Das grenzenlose Europa der Regionen

Ländergrenzen sind ausgedacht. So trivial dieser Satz ist, so wenig haben ihn die Menschen verinnerlicht. Grenzen, Grenzkontrollen, Pässe, Wir vs. die Anderen ist so fest verankert, dass es als gottgegeben gilt. Nur: Grenzen sind ausgedacht. Richtig begreiflich wird das, schauen wir über die letzten 200 Jahre hinaus: Zur Monarchie wurden Grenzen so gezogen, wie geheiratet wurde. Das Heilige Römische Reich Deutscher Nation war also ein Ländergrenzenneugemale, wo die tatsächliche Zugehörigkeit durch regionale Eigenheiten bedingt wurde und nicht durch imaginäre Linien.

„Wart mal, willst du die Monarchie zurück?“ Nein, keinesfalls! Es gibt andere Modelle ohne eine unveränderliche Geburtsrechtsabhängigkeit von fetten, faulen Königen: Eine kleinteilige Bottom-Up-Demokratie, in welcher Regionen sich selbst organisieren und über Verträge und Räte überregionale Grundsätze und Handlungen organisieren.

Das schöne ist, dass wir mit der EU schon fast so etwas haben. Nur dass darunter sehr viele Ebenen liegen, die alle Top-Down organisiert sind. Um es nicht ausufern zu lassen, schauen wir uns mal Deutschland an.

In Deutschland werden die Räte in den Kommunen direkt gewählt. Diese Kommunen erhalten ihre Gelder und ihre Rechtsvorgaben vom Bundesland, dessen Parlament wiederum teils direkt, teils indirekt gewählt wird. Die Bundesländer nehmen nun jedoch nicht alle Aufgaben wahr, sondern nur diese, die der Bund an sie abgetreten hat.
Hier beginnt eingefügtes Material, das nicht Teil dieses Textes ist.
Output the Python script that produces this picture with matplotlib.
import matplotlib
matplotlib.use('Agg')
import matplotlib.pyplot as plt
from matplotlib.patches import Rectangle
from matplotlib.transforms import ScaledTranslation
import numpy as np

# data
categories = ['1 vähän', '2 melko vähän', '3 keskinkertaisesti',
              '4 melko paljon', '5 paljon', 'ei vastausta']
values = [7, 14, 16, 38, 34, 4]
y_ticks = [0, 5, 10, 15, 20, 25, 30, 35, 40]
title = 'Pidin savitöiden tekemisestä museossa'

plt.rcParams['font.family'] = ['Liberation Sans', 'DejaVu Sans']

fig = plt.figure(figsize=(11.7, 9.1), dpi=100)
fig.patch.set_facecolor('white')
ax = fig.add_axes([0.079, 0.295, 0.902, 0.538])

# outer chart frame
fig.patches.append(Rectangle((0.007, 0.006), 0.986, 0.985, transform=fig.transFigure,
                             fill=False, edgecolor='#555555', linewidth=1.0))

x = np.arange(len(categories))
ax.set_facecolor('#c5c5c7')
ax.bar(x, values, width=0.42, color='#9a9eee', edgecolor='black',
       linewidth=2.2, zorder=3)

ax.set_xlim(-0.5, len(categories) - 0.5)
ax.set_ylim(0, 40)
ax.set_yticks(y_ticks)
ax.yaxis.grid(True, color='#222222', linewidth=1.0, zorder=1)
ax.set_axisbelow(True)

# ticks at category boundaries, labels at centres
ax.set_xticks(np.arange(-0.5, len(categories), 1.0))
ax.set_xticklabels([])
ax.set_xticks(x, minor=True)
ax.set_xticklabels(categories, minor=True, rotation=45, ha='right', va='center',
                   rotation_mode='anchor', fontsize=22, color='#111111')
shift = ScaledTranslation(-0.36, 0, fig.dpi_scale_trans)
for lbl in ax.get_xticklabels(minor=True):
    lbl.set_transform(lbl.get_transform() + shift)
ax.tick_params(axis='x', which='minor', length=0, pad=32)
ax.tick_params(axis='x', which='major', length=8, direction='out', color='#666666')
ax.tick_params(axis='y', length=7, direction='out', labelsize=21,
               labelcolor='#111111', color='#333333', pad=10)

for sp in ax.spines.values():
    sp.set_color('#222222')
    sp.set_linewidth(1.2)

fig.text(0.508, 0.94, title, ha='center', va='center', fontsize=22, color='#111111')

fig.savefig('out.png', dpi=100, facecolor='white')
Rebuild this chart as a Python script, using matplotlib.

Der Bund wiederum ist ebenfalls teils direkt und teils indirekt gewählt.

Wir haben hier also drei Ebenen auf denen unterschiedliche politische Zusammensetzungen entstehen können. Das führt automatisch dazu, dass ein linksgeführtes Leipzig im AfD-Bundesland Sachsen unter einer Ampel-Koalition keine anständige Politik machen kann. Drängende Fragen vor Ort wie Wohnraummangel, Verkehrsplanung, Schulsysteme, Soziale Leistungen oder Steuern werden übergestülpt und führen zu Handlungsunfähigkeit. Um diese Handlungsunfähigkeit zu vermeiden, hilft der Bottom-Up-Ansatz: Anstatt drei unterschiedliche Kammern zu wählen, die sich top-down in ihren Kompetenzen beschneiden, wird nur die unterste Kammer direkt gewählt. Diese wiederum entsendet Vertretungen in gemeinsame überregionale Räte, welche wiederum Vertretungen in die EU entsenden.

Für Deutschland bedeutet das, die Bundesländer aufzulösen und den Bundestag durch Entsendungen aus den Kommunen zu besetzen. Oder direkt in das EU-Parlament und den EU-Rat zu entsenden.

Die Vorteile liegen auf der Hand. Durch dieses Prinzip liegt die Steuerhoheit und die Gegebenheiten vor Ort in der Hand der Kommunen. Theoretisch ermöglicht dieses System sogar nationalsozialistische Regionen. Allerdings kommt hier die größere Gemeinschaft zum Tragen: Wie auch schon jetzt profitieren die Kommunen natürlich von Handel, Austausch und Freizügigkeit und stehen deshalb unter Druck, gemeinsame Werte wie die Menschenrechte einzuhalten.

Tatsächlich könnten die Kommunen sogar in einem Zufriedenheitswettbewerb um Menschen wetteifern. Denn nur da, wo die Bedingungen gut sind, siedeln sich die Menschen an. Im Moment ist es durch eine unsoziale Bundespolitik überall gleich scheiße. Haben die Kommunen die Hoheit über Steuern, Sozialpolitik und Stadtplanung in der Hand, entscheiden sie selbst, wie utopisch das Leben in ihnen ist.

Dieser Vorschlag basiert auf alten Ideen und vor allem anarchististische Bewegungen lieben die Idee der Räterepublik. Hier wird zusätzlich der Gedanke der Grenzenlosigkeit verknüpft, da Kommunen keine Landesgrenzen besitzen. Die damit automatisch entstehende Freizügigkeit für alle Menschen innerhalb der EU, sollte es Wert sein, demokratische Top-Down-Prinzipien hinter sich zu lassen.